Face à ces enjeux, LCDP a rassemblé des acteurs économiques régionaux pour créer le Cluster régional Construction bois & matériaux biosourcés de Bourgogne-Franche-Comté. Porté par les entreprises et associant des maîtres d’œuvre, des industriels, des négociants, des entreprises de construction, des maitres d’ouvrage, des organismes de formation et de recherche, ce cluster vise le développement d’une offre compétitive et à grande échelle de ce secteur et ainsi constituer un véritable levier de développement économique et d’innovation.
Baptisé Robin.s (Réseau des ouvrages biosourcés innovants), ce réseau d’entreprises -une vingtaine à ce jour - a pour objectifs, en tant que cluster, d’augmenter le chiffre d’affaires et l’efficacité économique des entreprises membres et de détecter dans l’environnement les facteurs favorisant la croissance. Il affirme sa volonté de s’inscrire dans une perspective de croissance économique durable et de respecter les principes de l’économie circulaire ».
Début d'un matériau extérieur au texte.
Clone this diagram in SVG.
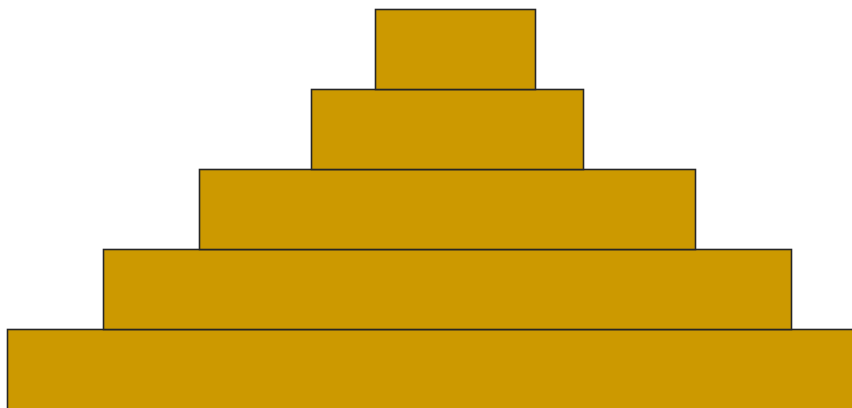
<svg xmlns="http://www.w3.org/2000/svg" width="852" height="408" viewBox="0 0 852 408">
<style>
.tier{fill:#cc9900;stroke:#262626;stroke-width:1.6}
</style>
<rect width="852" height="408" fill="#ffffff"/>
<g id="tier5"><rect class="tier" x="7.5" y="329.5" width="900" height="160"/></g>
<g id="tier4"><rect class="tier" x="103.5" y="249.5" width="688" height="80"/></g>
<g id="tier3"><rect class="tier" x="199.5" y="169.5" width="496" height="80"/></g>
<g id="tier2"><rect class="tier" x="311.5" y="89.5" width="272" height="80"/></g>
<g id="tier1"><rect class="tier" x="375.5" y="9.5" width="160" height="80"/></g>
<g id="connectors"></g>
</svg>
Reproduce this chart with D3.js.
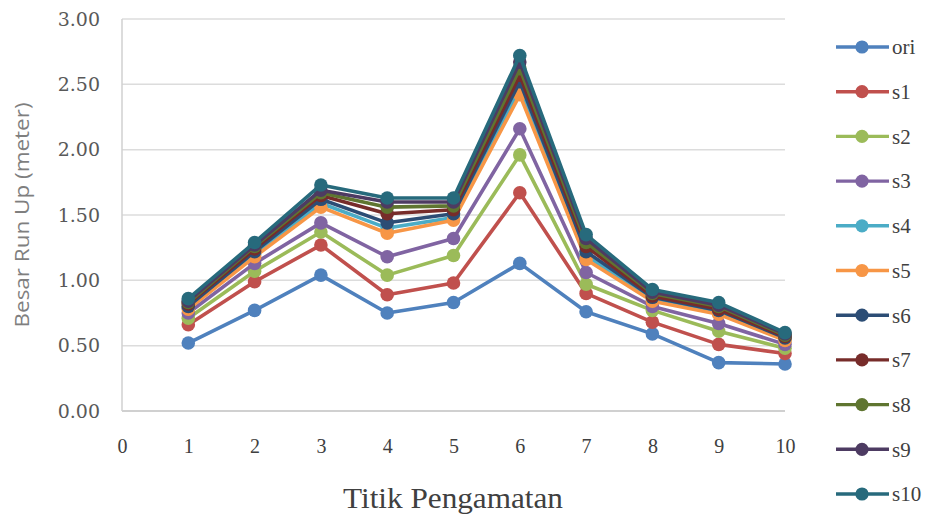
<!DOCTYPE html>
<html><head><meta charset="utf-8">
<script src="https://cdn.jsdelivr.net/npm/d3@7"></script>
<style>body{margin:0;background:#fff}</style>
</head><body>
<svg id="c" width="931" height="519"></svg>
<script>
const points = [1,2,3,4,5,6,7,8,9,10];
const xTicks = [0,1,2,3,4,5,6,7,8,9,10];
const yTicks = [0,0.5,1,1.5,2,2.5,3];
const seriesNames = ["ori","s1","s2","s3","s4","s5","s6","s7","s8","s9","s10"];
const seriesColors = ["#4F81BD","#C0504D","#9BBB59","#8064A2","#4BACC6","#F79646","#2C4D75","#772C2A","#5F7530","#4D3B62","#276A7C"];
const ori = [0.52,0.77,1.04,0.75,0.83,1.13,0.76,0.59,0.37,0.36];
const s1  = [0.66,0.99,1.27,0.89,0.98,1.67,0.90,0.68,0.51,0.44];
const s2  = [0.71,1.07,1.37,1.04,1.19,1.96,0.97,0.77,0.61,0.48];
const s3  = [0.75,1.13,1.44,1.18,1.32,2.16,1.06,0.80,0.67,0.51];
const s4  = [0.79,1.20,1.59,1.40,1.48,2.46,1.19,0.85,0.75,0.55];
const s5  = [0.78,1.18,1.56,1.36,1.46,2.42,1.16,0.84,0.74,0.54];
const s6  = [0.80,1.22,1.62,1.44,1.51,2.52,1.22,0.87,0.77,0.56];
const s7  = [0.82,1.24,1.65,1.51,1.54,2.57,1.26,0.88,0.78,0.57];
const s8  = [0.83,1.26,1.67,1.56,1.57,2.62,1.29,0.90,0.80,0.58];
const s9  = [0.84,1.27,1.69,1.60,1.60,2.67,1.32,0.91,0.81,0.59];
const s10 = [0.86,1.29,1.73,1.63,1.63,2.72,1.35,0.93,0.83,0.60];
const seriesValues = [ori,s1,s2,s3,s4,s5,s6,s7,s8,s9,s10];

const svg = d3.select("#c");
const x = d3.scaleLinear().domain([0,10]).range([122,785]);
const y = d3.scaleLinear().domain([0,3]).range([411,19]);

// gridlines
svg.append("g").selectAll("line").data(yTicks.filter(d=>d>0)).join("line")
  .attr("x1",x(0)).attr("x2",x(10)).attr("y1",d=>y(d)).attr("y2",d=>y(d))
  .attr("stroke","#dcdcdc").attr("stroke-width",1.5);
// axes lines
svg.append("line").attr("x1",x(0)).attr("x2",x(0)).attr("y1",y(3)).attr("y2",y(0))
  .attr("stroke","#d0d0d0").attr("stroke-width",1.5);
svg.append("line").attr("x1",x(0)).attr("x2",x(10)).attr("y1",y(0)).attr("y2",y(0))
  .attr("stroke","#d0d0d0").attr("stroke-width",2);

// y tick labels
const yAxis = d3.axisLeft(y).tickValues(yTicks).tickFormat(d3.format(".2f")).tickSize(0).tickPadding(22);
const gy = svg.append("g").attr("transform",`translate(${x(0)},0)`).call(yAxis);
gy.select(".domain").remove();
gy.selectAll("text").attr("font-family","'DejaVu Serif', serif").attr("font-size",19).attr("fill","#595959");

// x tick labels
const xAxis = d3.axisBottom(x).tickValues(xTicks).tickFormat(d3.format("d")).tickSize(0).tickPadding(28);
const gx = svg.append("g").attr("transform",`translate(0,${y(0)})`).call(xAxis);
gx.select(".domain").remove();
gx.selectAll("text").attr("font-family","'Liberation Serif', serif").attr("font-size",20).attr("fill","#404040");

// axis titles
svg.append("text").attr("transform",`translate(29,${(y(3)+y(0))/2}) rotate(-90)`)
  .attr("text-anchor","middle").attr("font-family","'Open Sans', 'Noto Sans', sans-serif")
  .attr("font-size",20).attr("fill","#7f7f7f").attr("textLength",225).attr("lengthAdjust","spacingAndGlyphs")
  .text("Besar Run Up (meter)");
svg.append("text").attr("x",453).attr("y",508).attr("text-anchor","middle")
  .attr("font-family","'Liberation Serif', serif").attr("font-size",30)
  .attr("fill","#404040").attr("textLength",220).attr("lengthAdjust","spacingAndGlyphs").text("Titik Pengamatan");

// lines
const line = d3.line().x((d,i)=>x(points[i])).y(d=>y(d));
seriesValues.forEach((vals,k)=>{
  const g = svg.append("g");
  g.append("path").attr("d",line(vals)).attr("fill","none")
    .attr("stroke",seriesColors[k]).attr("stroke-width",3.6).attr("stroke-linejoin","round");
  g.selectAll("circle").data(vals).join("circle")
    .attr("cx",(d,i)=>x(points[i])).attr("cy",d=>y(d)).attr("r",6.8)
    .attr("fill",seriesColors[k]);
});

// legend
const leg = svg.append("g");
seriesNames.forEach((n,k)=>{
  const ly = 47 + k*44.7;
  leg.append("line").attr("x1",836).attr("x2",889).attr("y1",ly).attr("y2",ly)
    .attr("stroke",seriesColors[k]).attr("stroke-width",3.4);
  leg.append("circle").attr("cx",862).attr("cy",ly).attr("r",6.6).attr("fill",seriesColors[k]);
  leg.append("text").attr("x",892).attr("y",ly).attr("dy","0.35em")
    .attr("font-family","'Liberation Serif', serif").attr("font-size",21).attr("fill","#404040").text(n);
});
</script>
</body></html>
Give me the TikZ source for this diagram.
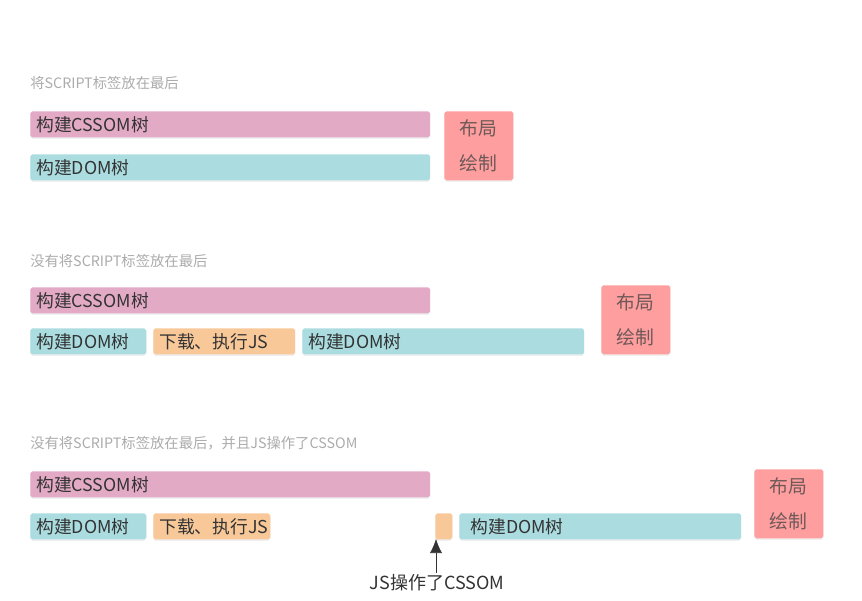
\documentclass[tikz,border=0pt]{standalone}
\usepackage{fontspec}
\setmainfont{Noto Sans CJK SC}
\usetikzlibrary{arrows.meta,shadows}
\definecolor{cssom}{HTML}{E3AAC6}
\definecolor{dom}{HTML}{AADCE0}
\definecolor{js}{HTML}{F8C899}
\definecolor{paint}{HTML}{FF9E9E}
\definecolor{ink}{HTML}{333333}
\definecolor{paintink}{HTML}{6E5858}
\definecolor{cap}{HTML}{ABABAB}
\tikzset{
  bar/.style={anchor=north west,rounded corners=1.5pt,inner xsep=6*0.0265cm,inner ysep=0pt,
    minimum height=26*0.0265cm,align=left,text=ink,font=\fontsize{13.4}{15}\selectfont,
    drop shadow={opacity=0.12,shadow xshift=0pt,shadow yshift=-1.2pt}},
  paintbox/.style={anchor=north west,rounded corners=1.5pt,inner sep=0pt,
    minimum width=1.8285cm,minimum height=1.8285cm,align=center,text=paintink,fill=paint,
    font=\fontsize{14.2}{27}\selectfont,drop shadow={opacity=0.12,shadow xshift=0pt,shadow yshift=-1.2pt}},
  caption/.style={anchor=west,text=cap,font=\fontsize{10.8}{12}\selectfont,inner sep=0pt}
}
\begin{document}
\begin{tikzpicture}[x=0.0265cm,y=-0.0265cm]
\useasboundingbox (0,0) rectangle (862,601);

% script a la fin
\node[caption] (t1) at (30,83) {将SCRIPT标签放在最后};
\node[bar,fill=cssom,text width=10.282cm] (c1) at (30,111) {构建CSSOM树};
\node[bar,fill=dom,text width=10.282cm] (d1) at (30,154) {构建DOM树};
\node[paintbox] (p1) at (444,111) {布局\\绘制};

% script au milieu
\node[caption] (t2) at (30,261) {没有将SCRIPT标签放在最后};
\node[bar,fill=cssom,text width=10.282cm] (c2) at (30,287) {构建CSSOM树};
\node[bar,fill=dom,text width=2.756cm] (d2a) at (30,328) {构建DOM树};
\node[bar,fill=js,text width=3.445cm] (j2) at (153,328) {下载、执行JS};
\node[bar,fill=dom,text width=7.155cm] (d2b) at (302,328) {构建DOM树};
\node[paintbox] (p2) at (601,285) {布局\\绘制};

% le JS touche au CSSOM
\node[caption] (t3) at (30,443) {没有将SCRIPT标签放在最后，并且JS操作了CSSOM};
\node[bar,fill=cssom,text width=10.282cm] (c3) at (30,471) {构建CSSOM树};
\node[bar,fill=dom,text width=2.756cm] (d3a) at (30,513) {构建DOM树};
\node[bar,fill=js,text width=2.7825cm] (j3) at (153,513) {下载、执行JS};
\node[bar,fill=js,text width=0.1325cm] (jsop) at (435,513) {};
\node[bar,fill=dom,text width=7.155cm] (d3b) at (459,513) {\hspace{4pt}构建DOM树};
\node[paintbox] (p3) at (754,469) {布局\\绘制};

\coordinate (hit) at (436,539);
\node[text=ink,font=\fontsize{13.6}{15}\selectfont,inner sep=1pt] (note) at (437,583) {JS操作了CSSOM};
\draw[ink,-{Latex[length=14*0.0265cm,width=12*0.0265cm]}] (note.north -| hit) -- (hit);
\end{tikzpicture}
\end{document}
DLH : La Caisse d'Epargne de Bourgogne – Franche-Comté a misé sur le bois pour son futur siège social à Valmy. Et c'est le plus gros projet de construction en bois aujourd'hui en France ?
T. C : « Dans le cadre de son projet d’entreprise visant à accélérer sa transformation, la Caisse d’Épargne Bourgogne Franche-Comté construit un nouveau siège à Dijon, au sein du parc d’affaires Valmy. La solution architecturale retenue a pour but de donner une meilleure visibilité à la banque, acteur majeur de sa région, avec l’utilisation de matériaux écologiques et durables à des coûts de conception et d’exploitation maîtrisés. En sa qualité de maître d’ouvrage, la SCCV Tertiaire Valmy constituée par LCDP s’est faite accompagner par la Société Est Métropoles (Maîtrise d’ouvrage déléguée) et a confié le projet à l’architecte Graam Architecture. La construction est quant à elle pilotée par l’entreprise générale Forestarius.
Associant 4 matériaux constructifs (bois-béton-métal-verre), la part du bois au sein de ce bâtiment est exceptionnelle : en tout, c’est un peu plus de 2000 mètres cubes de bois qui seront mis en œuvre pour cette construction (CLT et Lamellé Collé produits et posés l’entreprise Simonin, implantée en Franche-Comté). Matière première universelle et intemporelle ayant une valeur patrimoniale, le bois est le matériau emblématique de cet édifice innovant et sera visible aussi bien en façade qu’à l’intérieur du bâtiment. La structure bois est apparente sur toute l’enveloppe de l’édifice et s’exprime par des contreventements en croix. Une enveloppe de verre agrafé procure un effet double peau qui assure le confort thermique et la protection du bois.Aux côtés de ce bâtiment est édifié un parking silo bois mutualisé de 565 places (structures poteaux-poutre), bénéficiant aux collaborateurs de la Caisse d’Épargne de Bourgogne-Franche-Comté et également ouvert au public.
Avec 3 000 mètres cubes de bois ces 2 édifices constituent le plus grand ensemble tertiaire construction bois de France, et absorbent 3 000 tonnes de Carbone, soit l’équivalent du rejet d’un véhicule qui parcourt 928 fois le tour de la Terre ».